Entretanto, de certa forma Roland sempre viveu atormentado pelo seu passado. Uma de suas companheiras, que não quis ser identificada, afirmou ao New York Post que ele se preocupava com a possibilidade dos seus colegas da NASA descobrirem que ele foi a inspiração para “O Exorcista.”
“No Halloween, sempre saíamos de casa porque ele imaginava que alguém iria até sua residência e saberia onde ele morava e nunca o deixaria ter paz”, afirmou a mulher, que complementou dizendo que a vida de Roland foi basicamente preocupação.
Em 2001, após quase 40 anos de trabalho na NASA, Roland se aposentou. E em 2020, ele morreu após sofrer um derrame em casa em Marriottsville, Maryland. E ele estava a um mês de completar 86 anos.
Onde saber mais sobre o caso de Roland Doe
O documentário “Roland Doe: A Verdadeira História de O Exorcista”, disponível no Prime Video, relata a história do adolescente possuído e é uma boa opção para quem deseja mergulhar ainda mais na história que inspirou o clássico filme de terror.

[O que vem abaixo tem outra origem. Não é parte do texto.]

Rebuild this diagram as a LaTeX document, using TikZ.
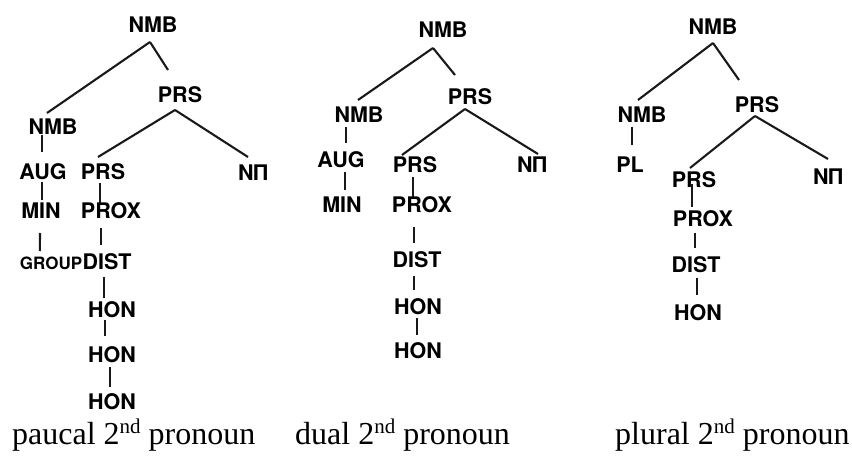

E se você prefere livros, a obra The Devil, Demonology, and Witchcraft (O Diabo, Demonologia e Bruxaria, em tradução livre) do historiador Henry A. Kelly, publicada em 1974, é uma grande fonte de informações.
A obra conta com um testemunho direto do padre Bowdern, que revelou que a ordem para realizar o exorcismo veio de autoridades eclesiásticas, e que ele apenas havia cumprido com as suas obrigações.
Ao ser questionado sobre os sinais de possessão que levaram à decisão pelo exorcismo, o padre revelou que não havia sinais de possessão diabólica relatados ou observados antes do início dos exorcismos, sendo Kelly escreveu em seu livro.
O historiador ainda comenta que as investigações anteriores sobre o caso eram falhas, e que os fenômenos sobrenaturais relatados pela família de Roland, como os objetos que se moviam na casa poderiam ter explicações diversas.
Ainda há o fato de que os rituais não contaram com qualquer supervisão médica, o que poderia colocar os testemunhos do diário de Bishop ainda mais em xeque.
No fim das contas, a veracidade ou não do caso de Roland é uma conclusão pessoal.